George Bonanno, a psychologist at the Catholic University of America in Washington, D.C., agrees. He has studied personal losses – the death of a loved one – not communal disasters. He believes that after a tragedy, ”most people are just trying to figure out what hit them and the last thing they need is a bunch of therapists arriving and telling them what has happened to them and what they need to do.”
But mere venting is not all that crisis intervention specialists actually do. A key goal, in fact, is not just emotional release but restoring a sense of community, control and safety – usually in groups, not individual sessions, though group sessions do provide the debriefers with a chance to screen people and refer those who may need more help.
”A lot of good counseling isn’t just catharsis, it’s to see what resources they have to get back to normal,” says Peter Sheras, a clinical psychologist at the University of Virginia.
People often think ”there’s something wrong with them, that they’re losing their mind,” after a disaster, says Elizabeth Carll, a Centerport, N.Y. trauma psychologist. What crisis experts do is ”reduce the impact of the crisis” by teaching people it’s normal to be stressed after an abnormal event.
Historically, the rationale for quick intervention goes back to World War II and army efforts to get combat-fatigued soldiers to feel better – and get back to the trenches. Over the years, that led to programs for firefighters and police officers.
Fifteen years ago, Maryland psychologist Jeffrey Mitchell developed what he calls critical incident stress debriefing – and later, critical incident stress management, which includes more services, including family and individual counseling.

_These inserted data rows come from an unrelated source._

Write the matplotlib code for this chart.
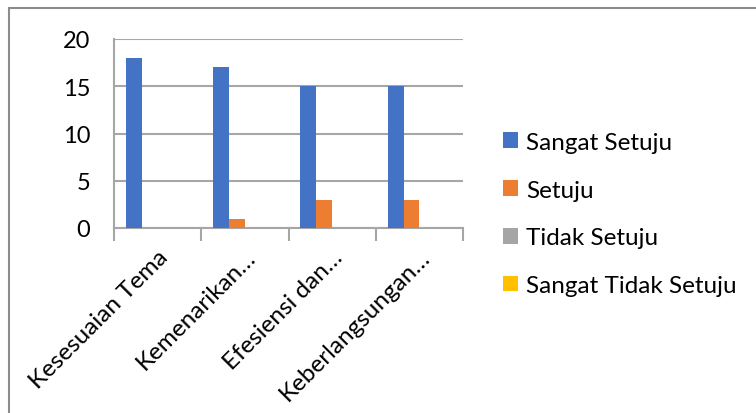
import numpy as np
import matplotlib.pyplot as plt
from matplotlib.patches import Rectangle

categories = ["Kesesuaian Tema", "Kemenarikan…", "Efesiensi dan…", "Keberlangsungan…"]
series_names = ["Sangat Setuju", "Setuju", "Tidak Setuju", "Sangat Tidak Setuju"]
sangat_setuju = [18, 17, 15, 15]
setuju = [0, 1, 3, 3]
tidak_setuju = [0, 0, 0, 0]
sangat_tidak_setuju = [0, 0, 0, 0]
colors = ["#4472C4", "#ED7D31", "#A5A5A5", "#FFC000"]
yticks = [0, 5, 10, 15, 20]

plt.rcParams['font.family'] = ['Lato', 'DejaVu Sans']

W, H = 756, 414
fig = plt.figure(figsize=(W / 100, H / 100), dpi=100)

# chart border (right and bottom run off the image)
fig.patches.append(Rectangle((9 / W, -0.1), 1.2, 1 - 9 / H + 0.1, transform=fig.transFigure,
                             fill=False, edgecolor="#8c8c8c", linewidth=1.5))

ax = fig.add_axes([114 / W, 1 - 229 / H, (463 - 114) / W, (229 - 40) / H])

data = [sangat_setuju, setuju, tidak_setuju, sangat_tidak_setuju]
x = np.arange(len(categories))
w = 1 / 5.5
for i, (vals, name, c) in enumerate(zip(data, series_names, colors)):
    ax.bar(x + (i - 1.5) * w, vals, width=w, color=c, label=name, zorder=3)

ax.set_xlim(-0.5, len(categories) - 0.5)
ax.set_ylim(0, 20)
ax.set_yticks(yticks)
ax.yaxis.grid(True, color="#a6a6a6", linewidth=1.5, zorder=0)
ax.tick_params(axis='y', length=0, labelsize=17, pad=17)

for s in ["top", "right"]:
    ax.spines[s].set_visible(False)
ax.spines["left"].set_color("#a6a6a6")
ax.spines["left"].set_linewidth(1.5)
ax.spines["bottom"].set_color("#a6a6a6")
ax.spines["bottom"].set_linewidth(1.5)

# ticks at category boundaries, labels at centers
ax.set_xticks(np.arange(len(categories) + 1) - 0.5)
ax.set_xticklabels([])
ax.tick_params(axis='x', length=9, width=1.5, color="#a6a6a6", direction='out')
ax.set_xticks(x, minor=True)
ax.set_xticklabels(categories, minor=True, rotation=45, ha='right',
                   rotation_mode='anchor', fontsize=17.5)
ax.tick_params(axis='x', which='minor', length=0, pad=13)

handles, labels = ax.get_legend_handles_labels()
fig.legend(handles, labels, loc='center left', bbox_to_anchor=(481 / W, 1 - 215 / H),
           frameon=False, fontsize=17.5, handlelength=0.62, handleheight=0.62,
           handletextpad=0.35, labelspacing=1.1)

fig.savefig("out.png", dpi=100)
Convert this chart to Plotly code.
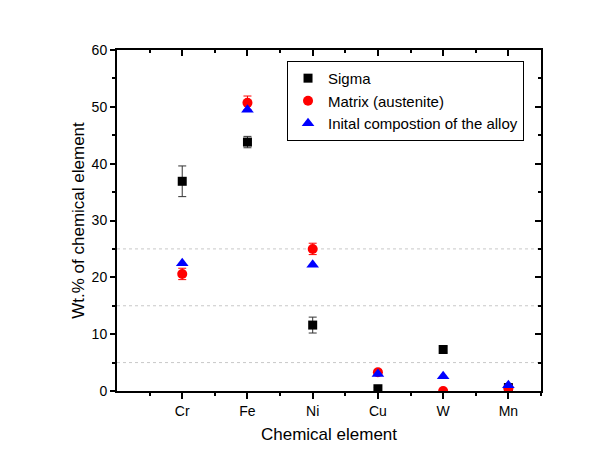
import plotly.graph_objects as go

categories = ["Cr", "Fe", "Ni", "Cu", "W", "Mn"]
sigma = [36.9, 43.8, 11.6, 0.4, 7.3, 0.6]
sigma_err = [2.7, 1.0, 1.4, 0.2, 0.5, 0.2]
matrix = [20.6, 50.7, 25.0, 3.3, 0.0, 0.5]
matrix_err = [1.0, 1.2, 1.0, 0.5, 0.1, 0.2]
initial = [22.5, 49.5, 22.2, 3.0, 2.6, 1.0]
ref_lines = [5, 15, 25]

xpos = [i + 1 for i in range(len(categories))]
font = "Liberation Sans, Arial, sans-serif"

fig = go.Figure()
fig.add_trace(go.Scatter(
    x=xpos, y=sigma, mode="markers", name="Sigma",
    marker=dict(symbol="square", size=9, color="black"),
    error_y=dict(type="data", array=sigma_err, color="#333333", thickness=1, width=4),
))
fig.add_trace(go.Scatter(
    x=xpos, y=matrix, mode="markers", name="Matrix (austenite)",
    marker=dict(symbol="circle", size=10, color="#ff0000"),
    error_y=dict(type="data", array=matrix_err, color="#ff0000", thickness=1, width=4),
))
fig.add_trace(go.Scatter(
    x=xpos, y=initial, mode="markers", name="Inital compostion of the alloy",
    marker=dict(symbol="triangle-up", size=11, color="#0000ff"),
))
# invisible trace to anchor mirror axes
fig.add_trace(go.Scatter(x=[xpos[0]], y=[initial[0]], xaxis="x2", yaxis="y2",
                         mode="markers", marker=dict(opacity=0), showlegend=False,
                         hoverinfo="skip"))

for v in ref_lines:
    fig.add_shape(type="line", xref="paper", x0=0, x1=1, yref="y", y0=v, y1=v,
                  line=dict(color="#c8c8c8", width=1, dash="dot"), layer="below")

minor_x = [i + 0.5 for i in range(len(categories) + 1)]
axis_common = dict(showline=True, linecolor="black", linewidth=2, showgrid=False,
                   zeroline=False, tickcolor="black", tickwidth=1.5)

fig.update_layout(
    width=610, height=466,
    margin=dict(l=117, r=69, t=50, b=75),
    paper_bgcolor="white", plot_bgcolor="white",
    font=dict(family=font, color="black", size=14),
    xaxis=dict(range=[0, len(categories) + 0.5], tickvals=xpos, ticktext=categories,
               ticks="outside", ticklen=6,
               minor=dict(tickvals=minor_x, ticks="outside", ticklen=3, tickcolor="black"),
               title=dict(text="Chemical element", font=dict(size=17), standoff=10),
               tickfont=dict(size=14), **axis_common),
    yaxis=dict(range=[0, 60], dtick=10, ticks="outside", ticklen=5,
               minor=dict(dtick=5, ticks="outside", ticklen=3, tickcolor="black"),
               title=dict(text="Wt.% of chemical element", font=dict(size=17), standoff=3),
               tickfont=dict(size=14), **axis_common),
    xaxis2=dict(overlaying="x", side="top", range=[0, len(categories) + 0.5],
                tickvals=xpos, ticks="inside", ticklen=6, showticklabels=False,
                minor=dict(tickvals=minor_x, ticks="inside", ticklen=3, tickcolor="black"),
                **axis_common),
    yaxis2=dict(overlaying="y", side="right", range=[0, 60], dtick=10,
                ticks="inside", ticklen=6, showticklabels=False,
                minor=dict(dtick=5, ticks="inside", ticklen=3, tickcolor="black"),
                **axis_common),
    legend=dict(x=0.401, y=0.968, xanchor="left", yanchor="top",
                bordercolor="black", borderwidth=1, bgcolor="white",
                font=dict(size=15), tracegroupgap=0, itemsizing="trace"),
    showlegend=True,
)

fig.write_html("out.html", config={"displayModeBar": False},
               post_script="document.body.style.margin='0px';")
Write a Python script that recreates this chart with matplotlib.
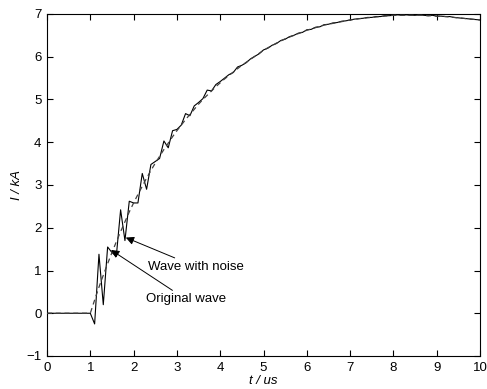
import numpy as np
import matplotlib
matplotlib.use("Agg")
import matplotlib.pyplot as plt

plt.rcParams['font.family'] = ['Liberation Sans', 'DejaVu Sans']

# time axis (us): 0, then 1.0 .. 10.0 in 0.1 steps
t_start = [0.0]
t_wave = list(np.round(np.arange(1.0, 10.001, 0.1), 1))
time = np.array(t_start + t_wave)

original_wave = [0.00,
    0.00, 0.31, 0.61, 0.89, 1.16, 1.42, 1.67, 1.91, 2.14, 2.37,
    2.58, 2.78, 2.97, 3.16, 3.34, 3.51, 3.67, 3.83, 3.98, 4.13,
    4.27, 4.40, 4.53, 4.65, 4.77, 4.89, 5.00, 5.10, 5.20, 5.30,
    5.39, 5.48, 5.56, 5.64, 5.72, 5.80, 5.87, 5.94, 6.01, 6.08,
    6.15, 6.21, 6.26, 6.32, 6.37, 6.42, 6.46, 6.50, 6.54, 6.58,
    6.62, 6.65, 6.68, 6.71, 6.74, 6.76, 6.78, 6.80, 6.82, 6.84,
    6.86, 6.87, 6.89, 6.90, 6.91, 6.92, 6.93, 6.94, 6.95, 6.96,
    6.97, 6.97, 6.97, 6.97, 6.97, 6.97, 6.97, 6.97, 6.96, 6.96,
    6.95, 6.95, 6.94, 6.93, 6.92, 6.91, 6.90, 6.89, 6.88, 6.87,
    6.86]

noise_wave = [0.00,
    0.00, -0.25, 1.38, 0.20, 1.55, 1.42, 1.33, 2.42, 1.70, 2.62,
    2.58, 2.58, 3.27, 2.90, 3.48, 3.55, 3.62, 4.03, 3.87, 4.27,
    4.30, 4.40, 4.67, 4.62, 4.85, 4.93, 5.02, 5.22, 5.20, 5.35,
    5.42, 5.50, 5.58, 5.63, 5.76, 5.80, 5.86, 5.95, 6.01, 6.07,
    6.16, 6.20, 6.27, 6.31, 6.38, 6.41, 6.47, 6.50, 6.55, 6.57,
    6.63, 6.64, 6.69, 6.70, 6.75, 6.76, 6.79, 6.80, 6.83, 6.84,
    6.86, 6.88, 6.89, 6.90, 6.92, 6.92, 6.94, 6.94, 6.96, 6.96,
    6.97, 6.98, 6.97, 6.98, 6.97, 6.97, 6.98, 6.97, 6.96, 6.97,
    6.95, 6.95, 6.94, 6.94, 6.92, 6.91, 6.90, 6.89, 6.88, 6.87,
    6.86]

x_ticks = list(range(0, 11))
y_ticks = list(range(-1, 8))

fig = plt.figure(figsize=(4.87, 3.89), dpi=100)
ax = fig.add_axes([47/487, 33/389, 433/487, 342/389])

ax.plot(time, noise_wave, color='k', lw=0.8, zorder=2)
ax.plot(time, original_wave, color='#404040', lw=0.9, ls=(0, (4, 3)), zorder=3)

ax.set_xlim(0, 10)
ax.set_ylim(-1, 7)
ax.set_xticks(x_ticks)
ax.set_yticks(y_ticks)
ax.tick_params(direction='in', top=True, right=True, labelsize=9.5, length=4, width=0.8, pad=4)
for s in ax.spines.values():
    s.set_linewidth(0.8)

ax.set_xlabel('t / us', fontsize=9.5, style='italic', labelpad=1)
ax.set_ylabel('I / kA', fontsize=9.5, style='italic', labelpad=2)

ap = dict(arrowstyle='-|>', color='k', lw=0.7, mutation_scale=12, shrinkA=0, shrinkB=0)
ax.annotate('Wave with noise', xy=(1.82, 1.77), xytext=(2.33, 1.09),
            fontsize=9.5, va='center', ha='left', arrowprops=ap)
ax.annotate('Original wave', xy=(1.48, 1.48), xytext=(2.28, 0.33),
            fontsize=9.5, va='center', ha='left', arrowprops=ap)

fig.savefig('out.png', dpi=100)
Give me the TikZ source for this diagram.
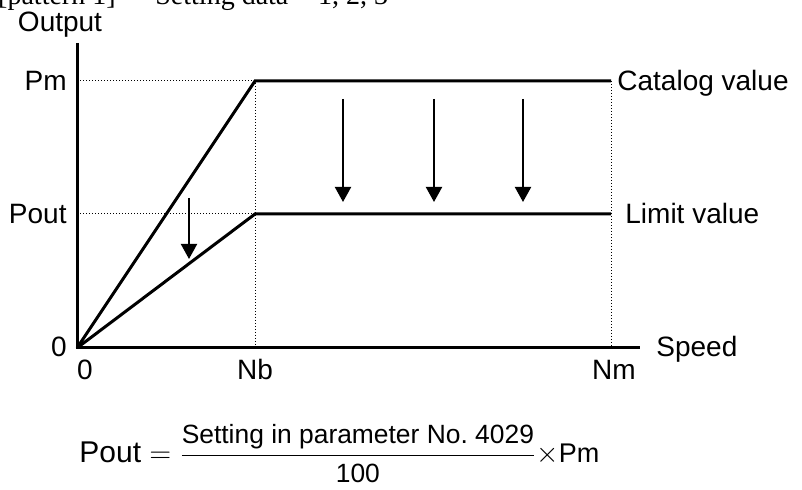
\documentclass[tikz,border=0pt]{standalone}
\usepackage{amsmath}
\usepackage{fontspec}
\setmainfont{Liberation Sans}
\newfontfamily\headfont{Liberation Serif}
\usetikzlibrary{arrows.meta}

\begin{document}
\begin{tikzpicture}[x=0.5pt,y=-0.5pt,font=\fontsize{14}{17}\selectfont,
  axis/.style={line width=1.5pt},
  curve/.style={line width=1.5pt},
  guide/.style={line width=0.5pt,dash pattern=on 0.5pt off 1pt},
  drop/.style={line width=1pt,-{Triangle[length=7.5pt,width=8pt]}},
  lbl/.style={inner sep=0pt}]
\useasboundingbox (0,0) rectangle (802,490);
% points of the graph
\coordinate (O) at (77,348);
\coordinate (ytop) at (77,43);
\coordinate (xend) at (640,348);
\coordinate (pm) at (77,81);
\coordinate (pout) at (77,214);
\coordinate (nb) at (255,348);
\coordinate (nm) at (611,348);
\coordinate (A) at (255,81);
\coordinate (B) at (255,214);
\coordinate (C) at (611,81);
\coordinate (D) at (611,214);
% guides
\draw[guide] (pm) -- (A) -- (nb);
\draw[guide] (pout) -- (B);
\draw[guide] (C) -- (nm);
% axes
\draw[axis] (ytop) -- (O) -- (xend);
% catalog and limit curves
\draw[curve] (O) -- (A) -- (C);
\draw[curve] (O) -- (B) -- (D);
% arrows
\foreach \x [count=\i] in {343,434,523} {
  \coordinate (s\i) at (\x,99);
  \coordinate (e\i) at (\x,202);
  \draw[drop] (s\i) -- (e\i);
}
\coordinate (s0) at (189,198);
\coordinate (e0) at (189,259);
\draw[drop] (s0) -- (e0);
% labels
\node[lbl,anchor=base east,font=\headfont\fontsize{14}{17}\selectfont] (head1) at (116,5) {[pattern 1]};
\node[lbl,anchor=base west,font=\headfont\fontsize{14}{17}\selectfont] (head2) at (155,5) {Setting data = 1, 2, 3};
\node[lbl,anchor=base] (output) at (60,32) {Output};
\node[lbl,anchor=base east] (pmlbl) at (67,91) {Pm};
\node[lbl,anchor=base east] (poutlbl) at (67,224) {Pout};
\node[lbl,anchor=base east] (zeroy) at (67,357) {0};
\node[lbl,anchor=base] (zerox) at (85,380) {0};
\node[lbl,anchor=base] (nblbl) at (255,380) {Nb};
\node[lbl,anchor=base] (nmlbl) at (614,380) {Nm};
\node[lbl,anchor=base west] (speed) at (656,357) {Speed};
\node[lbl,anchor=base west] (catalog) at (617,91) {Catalog value};
\node[lbl,anchor=base west] (limit) at (625,224) {Limit value};
% formula
\node[lbl,anchor=base west,font=\fontsize{15}{18}\selectfont] (formula) at (79,463)
  {Pout $=\dfrac{\text{\fontsize{13.2}{16}\selectfont Setting in parameter No.\ 4029}}{\text{\fontsize{13.2}{16}\selectfont 100}}\times${\fontsize{13.5}{16}\selectfont Pm}};
\end{tikzpicture}
\end{document}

The basic debriefing is a 7-step, 2-hour group session, usually within 10 days of the disaster, says psychologist George S. Everly, chairman of the board emeritus at the critical incident foundation in Maryland. The debriefer first asks people to recount the facts – what they saw or heard, then asks about thoughts and emotions, then about physical symptoms like insomnia and rapid heart beat.
Then comes the key, he says – ”expectancy,” the lesson that it’s normal to have intense reactions to an abnormal event.
Indeed, a 1986 study of combat-stressed Israeli soldiers during the Lebanon war showed that those who fared best were the ones who got intervention close to the front, close in time to the trauma, and who were taught that stress reactions are normal.
That basic strategy certainly helped a Boston man in his 40’s. A little over a year ago, a former employee walked into the office where this man, who wants to remain anonymous, works. The intruder assaulted one person and terrified co-workers. Three days later, Boston trauma specialist Macy ran a debriefing for those most affected.
”It definitely helped,” the man says, not just in making people feel better in the moment, but in spurring co-workers to institute a better security system.
That kind of pulling together is probably the best therapy of all, says van der Kolk. ”Trauma makes people feel helpless, so if you can do something where you feel you’ve changed the world a little so it won’t happen again, that is very helpful.”